Task details: Could you copy every line from the material below in which "script" appears?

►

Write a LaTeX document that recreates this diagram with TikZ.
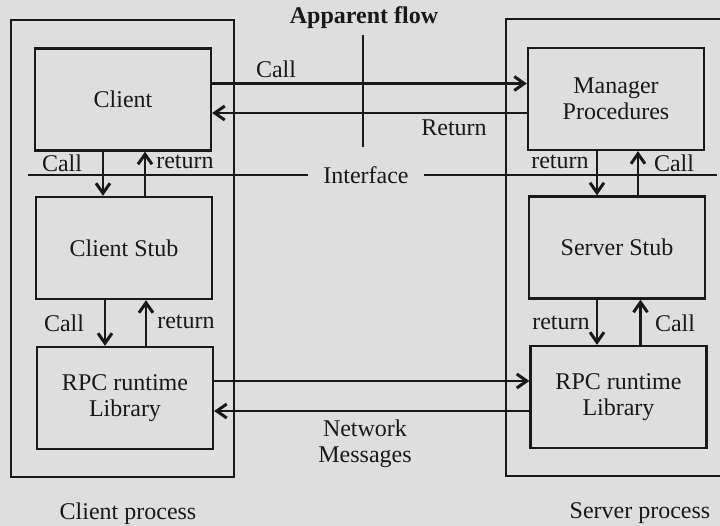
\documentclass[tikz,border=0pt]{standalone}
\usepackage{fontspec}
\setmainfont{Liberation Serif}
\usetikzlibrary{arrows.meta}

\begin{document}
\begin{tikzpicture}[x=0.5pt, y=-0.5pt, line width=1.15pt, color=black!90,
    every node/.style={font=\fontsize{12}{13}\selectfont},
    box/.style={draw, minimum width=88pt, minimum height=51pt, align=center},
    >={Straight Barb[length=5pt,width=7pt,line width=1.5pt]}]
    \fill[black!13] (0,0) rectangle (720,526);
    \useasboundingbox (0,0) rectangle (720,526);

    % the two processes
    \draw (11,20) rectangle (234,477);
    \draw (725,19) -- (506,19) -- (506,476) -- (725,476);
    \node (cproc) at (128,514) {Client process};
    \node (sproc) at (640,513) {Server process};

    % layers on each side
    \node[box] (client) at (123,99.5) {Client};
    \node[box] (cstub) at (124,248) {Client Stub};
    \node[box] (crpc) at (125,398) {RPC runtime\\Library};
    \node[box] (mgr) at (616,99) {Manager\\Procedures};
    \node[box] (sstub) at (617,247.5) {Server Stub};
    \node[box] (srpc) at (618.5,397) {RPC runtime\\Library};

    % apparent flow
    \node[font=\bfseries\fontsize{12}{13}\selectfont] (flow) at (364,18) {Apparent flow};
    \coordinate (flowtop) at (363,35);
    \coordinate (flowbot) at (363,147);
    \draw (flowtop) -- (flowbot);
    \draw[->] ([yshift=8pt]client.east) -- ([yshift=8pt]client.east -| mgr.west);
    \draw[->] ([yshift=-7pt]mgr.west) -- ([yshift=-7pt]mgr.west -| client.east);
    \node (acall) at (276,69) {Call};
    \node (aret) at (454,128) {Return};

    % interface line
    \node[inner xsep=7pt] (iface) at (366,175) {Interface};
    \coordinate (ifl) at (28,175);
    \coordinate (ifr) at (717,175);
    \draw (ifl) -- (iface);
    \draw (iface) -- (ifr);

    % client side calls
    \draw[->] ([xshift=-10pt]client.south) -- ([xshift=-10pt]client.south |- cstub.north);
    \draw[->] ([xshift=10.5pt]cstub.north) -- ([xshift=10.5pt]cstub.north |- client.south);
    \draw[->] ([xshift=-9.5pt]cstub.south) -- ([xshift=-9.5pt]cstub.south |- crpc.north);
    \draw[->] ([xshift=10.5pt]crpc.north) -- ([xshift=10.5pt]crpc.north |- cstub.south);
    \node (ccall1) at (62,163) {Call};
    \node (cret1) at (185,162) {return};
    \node (ccall2) at (64,323) {Call};
    \node (cret2) at (186,322) {return};

    % server side calls
    \draw[->] ([xshift=-9.5pt]mgr.south) -- ([xshift=-9.5pt]mgr.south |- sstub.north);
    \draw[->] ([xshift=10.5pt]sstub.north) -- ([xshift=10.5pt]sstub.north |- mgr.south);
    \draw[->] ([xshift=-10pt]sstub.south) -- ([xshift=-10pt]sstub.south |- srpc.north);
    \draw[->] ([xshift=11pt]srpc.north) -- ([xshift=11pt]srpc.north |- sstub.south);
    \node (sret1) at (560,162) {return};
    \node (scall1) at (674,163) {Call};
    \node (sret2) at (561,323) {return};
    \node (scall2) at (675,323) {Call};

    % network
    \draw[->] ([yshift=8.5pt]crpc.east) -- ([yshift=8.5pt]crpc.east -| srpc.west);
    \draw[->] ([yshift=-7pt]srpc.west) -- ([yshift=-7pt]srpc.west -| crpc.east);
    \node[align=center] (net) at (365,444) {Network\\Messages};
\end{tikzpicture}
\end{document}
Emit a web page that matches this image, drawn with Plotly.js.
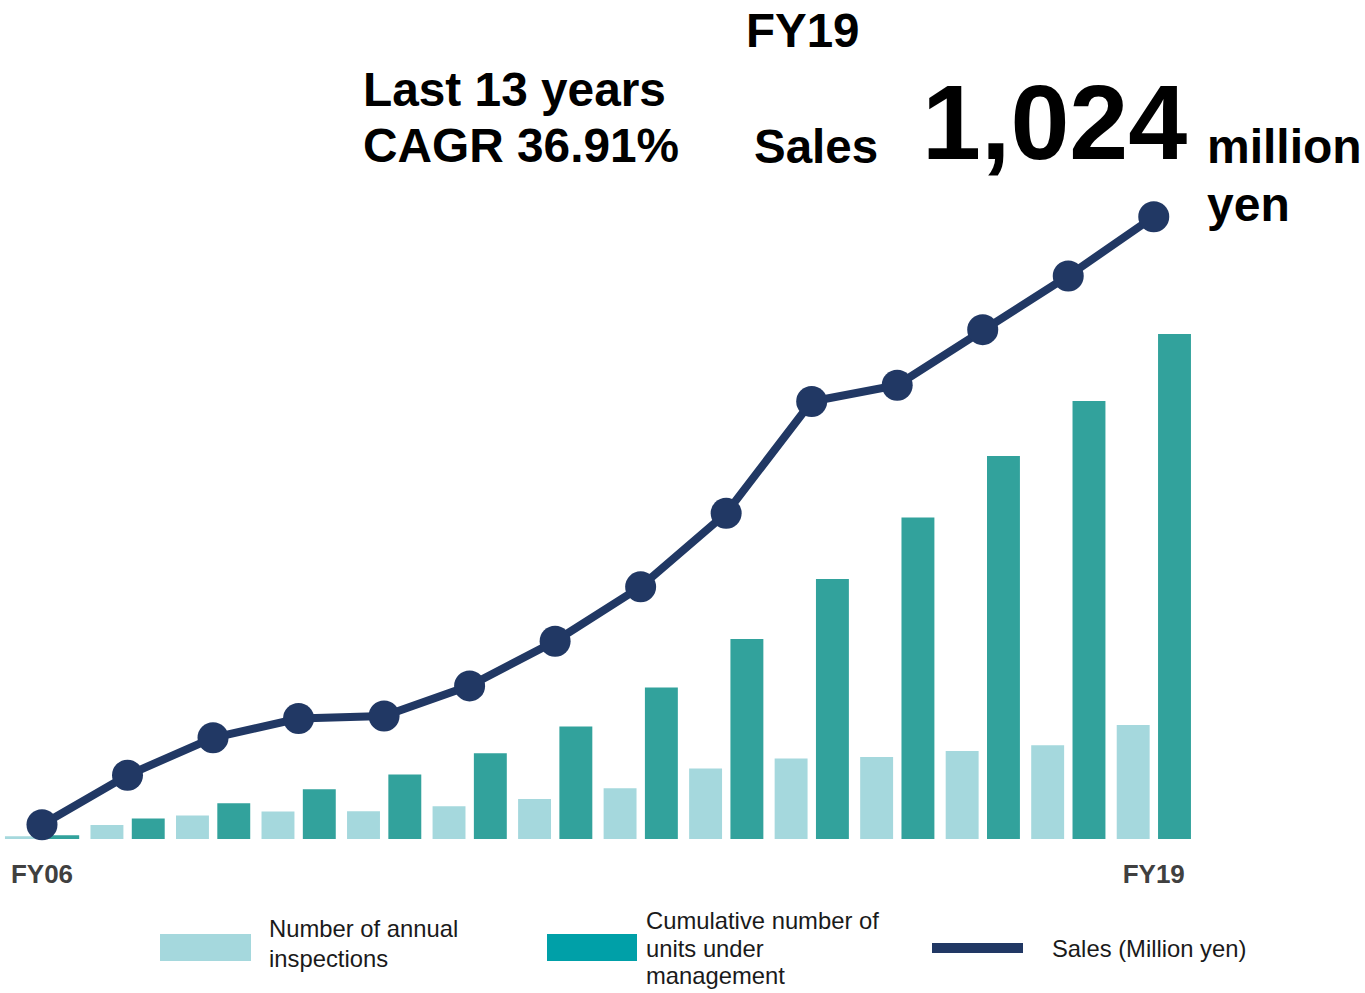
<!DOCTYPE html>
<html>
<head>
<meta charset="utf-8">
<script src="https://cdn.plot.ly/plotly-3.0.1.min.js"></script>
<style>
html,body{margin:0;padding:0;background:#fff;}
#chart{width:1365px;height:993px;}
</style>
</head>
<body>
<div id="chart"></div>
<script>
// ---- data ----
const years = ['FY06','FY07','FY08','FY09','FY10','FY11','FY12','FY13','FY14','FY15','FY16','FY17','FY18','FY19'];
const annualInspections = [27, 140, 234, 274, 277, 327, 400, 507, 705, 804, 820, 880, 937, 1140];
const cumulativeUnits = [37, 204, 357, 497, 644, 857, 1124, 1514, 2000, 2600, 3214, 3830, 4380, 5050];
const salesMillionYen = [17, 99, 161, 193, 197, 247, 321, 411, 533, 718, 745, 837, 926, 1024];
const tickLabels = ['FY06', 'FY19'];
const seriesNames = ['Number of annual<br>inspections', 'Cumulative number of<br>units under<br>management', 'Sales (Million yen)'];
const headline = {fy: 'FY19', cagr1: 'Last 13 years', cagr2: 'CAGR 36.91%', sales: 'Sales', value: '1,024', unit1: 'million', unit2: 'yen'};

// ---- styles ----
const W = 1365, H = 993, B = 154;
const PH = H - B;
const cLight = '#A5D8DD', cTeal = '#32A29C', cTealLeg = '#00A0A8', cNavy = '#213864';
const FONT = 'Liberation Sans, Arial, sans-serif';
const px = x => x / W;
const py = y => (PH - y) / PH;

const traces = [
  {type:'bar', x: years, y: annualInspections, name: seriesNames[0], marker:{color:cLight}, offset:-0.433, width:0.385, yaxis:'y', hoverinfo:'x+y'},
  {type:'bar', x: years, y: cumulativeUnits, name: seriesNames[1], marker:{color:cTeal}, offset:0.05, width:0.385, yaxis:'y', hoverinfo:'x+y'},
  {type:'scatter', mode:'lines+markers', x: years, y: salesMillionYen, name: seriesNames[2], yaxis:'y2',
   line:{color:cNavy, width:8}, marker:{color:cNavy, size:31}, cliponaxis:false}
];

const big = (text, x, y, size, anchor) => ({text, x:px(x), y:py(y), xref:'paper', yref:'paper', showarrow:false,
  xanchor:anchor||'left', yanchor:'middle', font:{family:FONT, size:size, color:'#000', weight:'bold'}});
const legLines = (name, x, yFirst, step) => name.split('<br>').map((t, i) => ({text:t, x:px(x), y:py(yFirst + i*step), xref:'paper', yref:'paper',
  showarrow:false, xanchor:'left', yanchor:'middle', align:'left', borderpad:0, font:{family:FONT, size:23.8, color:'#1a1a1a'}}));

const annotations = [
  big(headline.fy, 803, 31, 47.5, 'center'),
  big(headline.cagr1, 361, 89, 47.8),
  big(headline.cagr2, 361, 146, 47.8),
  big(headline.sales, 752, 147, 47.5),
  big(headline.value, 920, 122, 106),
  big(headline.unit1, 1205, 147, 48),
  big(headline.unit2, 1205, 204, 48),
  ...legLines(seriesNames[0], 268, 929, 29),
  ...legLines(seriesNames[1], 645, 921, 27),
  ...legLines(seriesNames[2], 1051, 948, 29)
];

const shapes = [
  {type:'rect', xref:'paper', yref:'paper', x0:px(160), x1:px(251), y0:py(934), y1:py(961), fillcolor:cLight, line:{width:0}},
  {type:'rect', xref:'paper', yref:'paper', x0:px(547), x1:px(637), y0:py(934), y1:py(961), fillcolor:cTealLeg, line:{width:0}},
  {type:'rect', xref:'paper', yref:'paper', x0:px(932), x1:px(1023), y0:py(943), y1:py(953), fillcolor:cNavy, line:{width:0}}
];

const layout = {
  width: W, height: H,
  margin: {l:0, r:0, t:0, b:B, pad:0},
  paper_bgcolor:'#fff', plot_bgcolor:'#fff',
  showlegend:false,
  barmode:'overlay',
  xaxis: {type:'category', categoryarray: years, range:[-0.491, 15.47], tickmode:'array', tickvals: tickLabels, ticktext: tickLabels,
    showgrid:false, zeroline:false, showline:false, ticks:'outside', ticklen:12, tickcolor:'rgba(0,0,0,0)',
    tickfont:{family:FONT, size:26, color:'#404040', weight:'bold'}},
  yaxis: {range:[0, 8390], visible:false, showgrid:false, zeroline:false, fixedrange:true},
  yaxis2: {range:[-6.6, 1383], overlaying:'y', visible:false, showgrid:false, zeroline:false},
  annotations, shapes
};

Plotly.newPlot('chart', traces, layout, {displayModeBar:false, staticPlot:true});
</script>
</body>
</html>
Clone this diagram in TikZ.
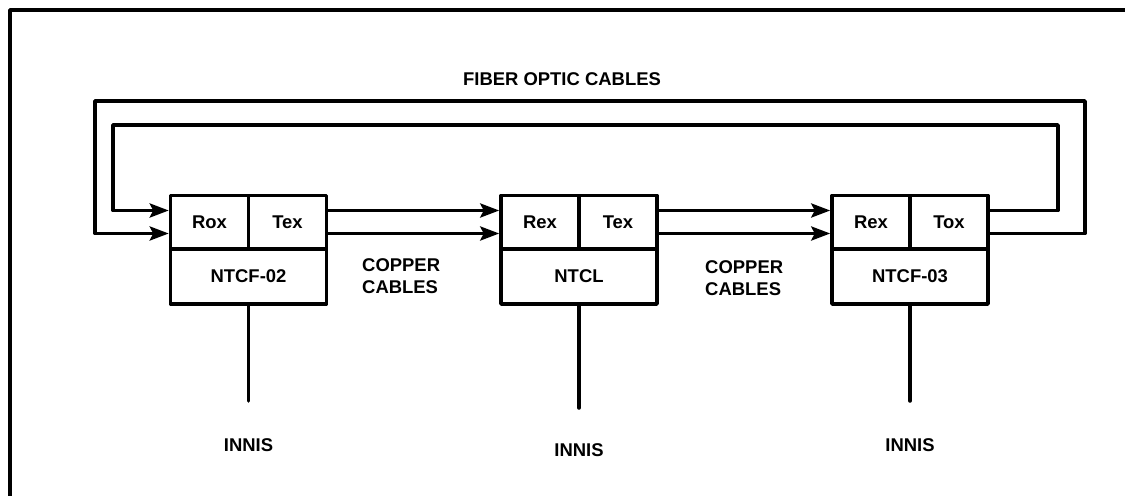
\documentclass[tikz,border=0pt]{standalone}
\usepackage{fontspec}
\setmainfont{Liberation Sans}
\usetikzlibrary{arrows.meta}

\begin{document}
\begin{tikzpicture}[line cap=round,line join=round,x=0.02cm,y=-0.02cm,
        every node/.style={font=\fontsize{10.5}{12.5}\selectfont\bfseries},
        cell/.style={draw,line width=2pt,minimum width=1.56cm,minimum height=1.06cm,inner sep=0pt},
        unit/.style={draw,line width=2pt,minimum width=3.12cm,minimum height=1.1cm,inner sep=0pt},
        wire/.style={line width=2pt},
        feed/.style={wire,-{Stealth[length=0.38cm,width=0.28cm,inset=0.07cm]}}]
                \useasboundingbox (0,0) rectangle (1125,496);
                % frame
                \draw [wire,line cap=butt] (10,510) -- (10,10) -- (1140,10);
                % units
                \node [unit] (ntcf2) at (248.5,276.5) {NTCF-02};
                \node [cell] (rox2) at (209.5,222) {Rox};
                \node [cell] (tex2) at (287.5,222) {Tex};
                \node [unit] (ntcl) at (579,276.5) {NTCL};
                \node [cell] (rexl) at (540,222) {Rex};
                \node [cell] (texl) at (618,222) {Tex};
                \node [unit] (ntcf3) at (910,276.5) {NTCF-03};
                \node [cell] (rex3) at (871,222) {Rex};
                \node [cell] (tox3) at (949,222) {Tox};
                % copper cables
                \draw [feed] ([yshift=0.23cm]tex2.east) -- ([yshift=0.23cm]rexl.west);
                \draw [feed] ([yshift=-0.23cm]tex2.east) -- ([yshift=-0.23cm]rexl.west);
                \draw [feed] ([yshift=0.23cm]texl.east) -- ([yshift=0.23cm]rex3.west);
                \draw [feed] ([yshift=-0.23cm]texl.east) -- ([yshift=-0.23cm]rex3.west);
                \node [anchor=west,align=left] (copper1) at (356,276) {COPPER\\CABLES};
                \node [anchor=west,align=left] (copper2) at (699,278) {COPPER\\CABLES};
                % fiber optic cables
                \coordinate (in1) at (1058,125);
                \coordinate (in2) at (113,125);
                \coordinate (out1) at (1085,101);
                \coordinate (out2) at (95,101);
                \draw [feed] ([yshift=0.23cm]tox3.east) -| (in1) -- (in2) |- ([yshift=0.23cm]rox2.west);
                \draw [feed] ([yshift=-0.23cm]tox3.east) -| (out1) -- (out2) |- ([yshift=-0.23cm]rox2.west);
                \node (fiber) at (562,79) {FIBER OPTIC CABLES};
                % innis
                \coordinate (e2) at (248.5,401);
                \coordinate (el) at (579,408);
                \coordinate (e3) at (910,401);
                \draw [wire] (ntcf2.south) -- (e2);
                \draw [wire] (ntcl.south) -- (el);
                \draw [wire] (ntcf3.south) -- (e3);
                \node (innis2) at (248.5,445) {INNIS};
                \node (innisl) at (579,450) {INNIS};
                \node (innis3) at (910,445) {INNIS};
            \end{tikzpicture}
\end{document}
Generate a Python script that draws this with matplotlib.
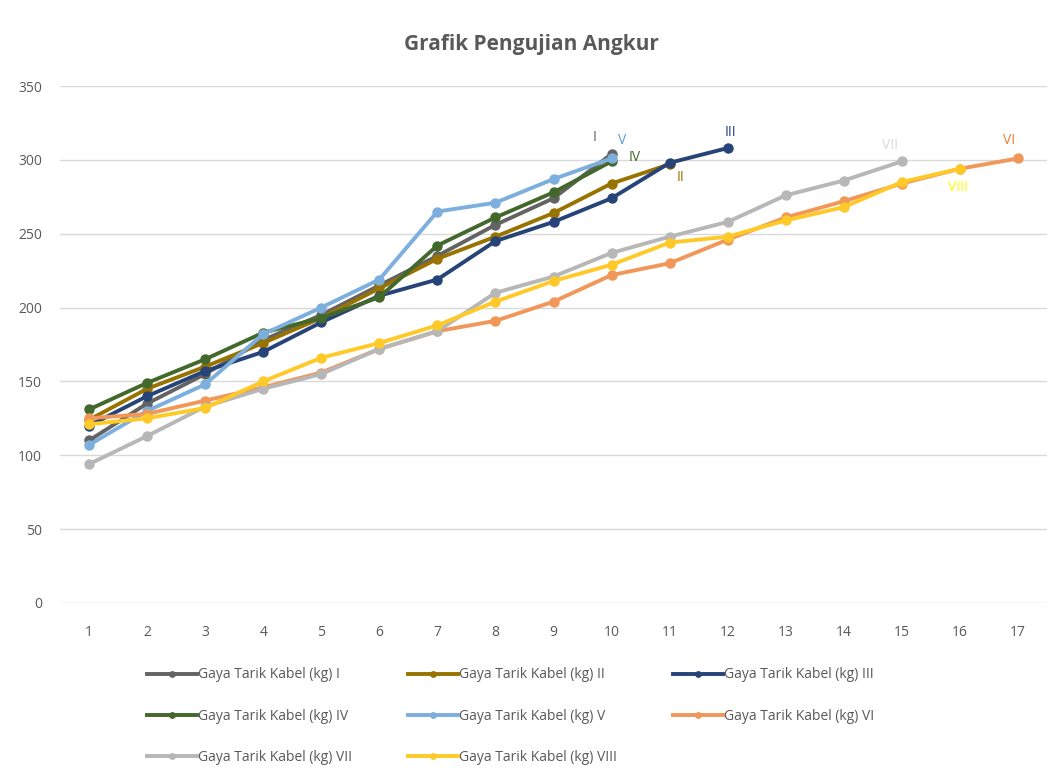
import numpy as np
import matplotlib.pyplot as plt

plt.rcParams['font.family'] = ['Open Sans', 'DejaVu Sans']

# data
s1 = [110, 135, 155, 178, 195, 215, 235, 256, 274, 304]
s2 = [124, 145, 160, 176, 193, 213, 233, 248, 264, 284, 297]
s3 = [120, 140, 157, 170, 190, 208, 219, 245, 258, 274, 298, 308]
s4 = [131, 149, 165, 183, 193, 207, 242, 261, 278, 299]
s5 = [107, 130, 148, 182, 200, 219, 265, 271, 287, 301]
s6 = [125, 128, 137, 146, 156, 172, 184, 191, 204, 222, 230, 246, 261, 272, 284, 294, 301]
s7 = [94, 113, 133, 145, 155, 172, 184, 210, 221, 237, 248, 258, 276, 286, 299]
s8 = [121, 125, 132, 150, 166, 176, 188, 204, 218, 229, 244, 248, 259, 268, 285, 294]

series = [s1, s2, s3, s4, s5, s6, s7, s8]
roman = ['I', 'II', 'III', 'IV', 'V', 'VI', 'VII', 'VIII']
colors = ['#636363', '#997300', '#264478', '#43682B', '#7CAFDD', '#F1975A', '#B7B7B7', '#FFCA28']
label_colors = ['#636363', '#997300', '#264478', '#43682B', '#5B9BD5', '#ED7D31', '#D9D9D9', '#FFFF00']
# pixel offsets of the end labels from the last point
offsets = [(-17, 16), (11, -13), (3, 16), (23, 4), (11, 18), (-9, 18), (-12, 16), (-2, -19)]

fig = plt.figure(figsize=(10.62, 7.75), dpi=100)
ax = fig.add_axes([0.0565, 0.222, 0.9294, 0.667])

lines = []
for i, s in enumerate(series):
    x = np.arange(1, len(s) + 1)
    ln, = ax.plot(x, s, color=colors[i], lw=2.8, marker='o', ms=6.5,
                  label='Gaya Tarik Kabel (kg) ' + roman[i])
    lines.append(ln)
    ax.annotate(roman[i], (x[-1], s[-1]), xytext=offsets[i], textcoords='offset pixels',
                ha='center', va='center', fontsize=10, color=label_colors[i])

ax.set_xlim(0.5, 17.5)
ax.set_ylim(0, 350)
ax.set_xticks(range(1, 18))
ax.set_yticks(range(0, 351, 50))
ax.grid(axis='y', color='#D9D9D9', lw=1)
ax.set_axisbelow(True)
for sp in ax.spines.values():
    sp.set_visible(False)
ax.tick_params(length=0, labelsize=10, labelcolor='#595959')
ax.tick_params(axis='y', pad=13)
ax.tick_params(axis='x', pad=16)

fig.suptitle('Grafik Pengujian Angkur', y=0.956, fontsize=15, fontweight='bold', color='#595959')

# legend filled row by row: I II III / IV V VI / VII VIII
order = [0, 3, 6, 1, 4, 7, 2, 5]
fig.legend([lines[k] for k in order], [lines[k].get_label() for k in order],
           loc='upper left', bbox_to_anchor=(0.133, 0.146), ncol=3, frameon=False,
           fontsize=10, handlelength=3.6, handletextpad=0.1, columnspacing=4.0,
           labelspacing=1.9, labelcolor='#595959', borderaxespad=0, markerscale=0.6)

fig.savefig('out.png', dpi=100, facecolor='white')
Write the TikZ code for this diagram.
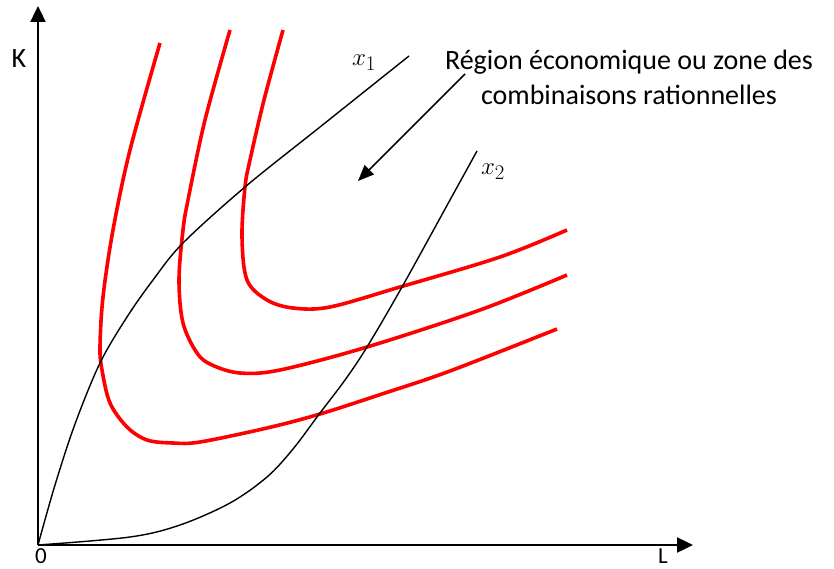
\documentclass[tikz,border=0pt]{standalone}
\usepackage{fontspec}
\setmainfont{Carlito}
\usetikzlibrary{arrows.meta}

\begin{document}
\begin{tikzpicture}[
    x=1pt, y=-1pt,
    axis/.style={line width=2.4pt, -{Triangle[length=16pt, width=15pt]}},
    isoq/.style={draw=red, line width=3.6pt, smooth, tension=0.55},
    ray/.style={line width=1.4pt, smooth, tension=0.55},
    lbl/.style={font=\fontsize{28}{35}\selectfont},
    tick/.style={font=\fontsize{23}{28}\selectfont, inner sep=0pt},
    >=Triangle
  ]
  \useasboundingbox (0,0) rectangle (834,569);

  % Axes
  \coordinate (O) at (38,545);
  \coordinate (Ktip) at (38,6);
  \coordinate (Ltip) at (693,545);
  \draw[axis] (O) -- (Ktip);
  \draw[axis] (O) -- (Ltip);
  \node[lbl] (K) at (19,59) {K};
  \node[tick] (zero) at (41,556) {0};
  \node[tick] (L) at (663,556) {L};

  % Isoquants
  \draw[isoq] plot coordinates {(160,43) (130,150) (113,230) (103,297) (100,347)
    (102,370) (110,403) (127,427) (147,440) (173,443) (200,442) (267,428)
    (320,414) (385,393) (450,371) (557,329)};
  \draw[isoq] plot coordinates {(230,30) (205,120) (188,200) (183,230) (179,280)
    (183,323) (197,353) (212,365) (240,373) (280,370) (367,347) (480,310) (567,275)};
  \draw[isoq] plot coordinates {(283,30) (264,100) (250,160) (245,187) (242,237)
    (247,280) (267,300) (293,308) (330,307) (400,287) (500,257) (567,230)};

  % Ridge lines
  \draw[ray] plot coordinates {(38,545) (55,485) (75,424) (100,363) (127,317)
    (153,280) (183,243) (245,187) (320,127) (409,56)};
  \draw[ray] plot coordinates {(38,545) (130,537) (180,525) (230,503) (267,477)
    (293,449) (320,413) (345,380) (367,347) (402,287) (450,200) (477,151)};
  \node[lbl] (x1) at (364,63) {$x_1$};
  \node[lbl] (x2) at (493,172) {$x_2$};

  % Region label
  \node[lbl, align=center] (region) at (629,77)
    {Région économique ou zone des\\combinaisons rationnelles};
  \coordinate (arrS) at (465,74);
  \coordinate (arrE) at (358,181);
  \draw[line width=1.6pt, -{Triangle[length=16pt, width=13pt]}] (arrS) -- (arrE);

\end{tikzpicture}
\end{document}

◄

Complete output:
<script src="https://cdn.plot.ly/plotly-3.0.1.min.js"></script>
<script>
</script>
Generate a Python script that draws this with matplotlib.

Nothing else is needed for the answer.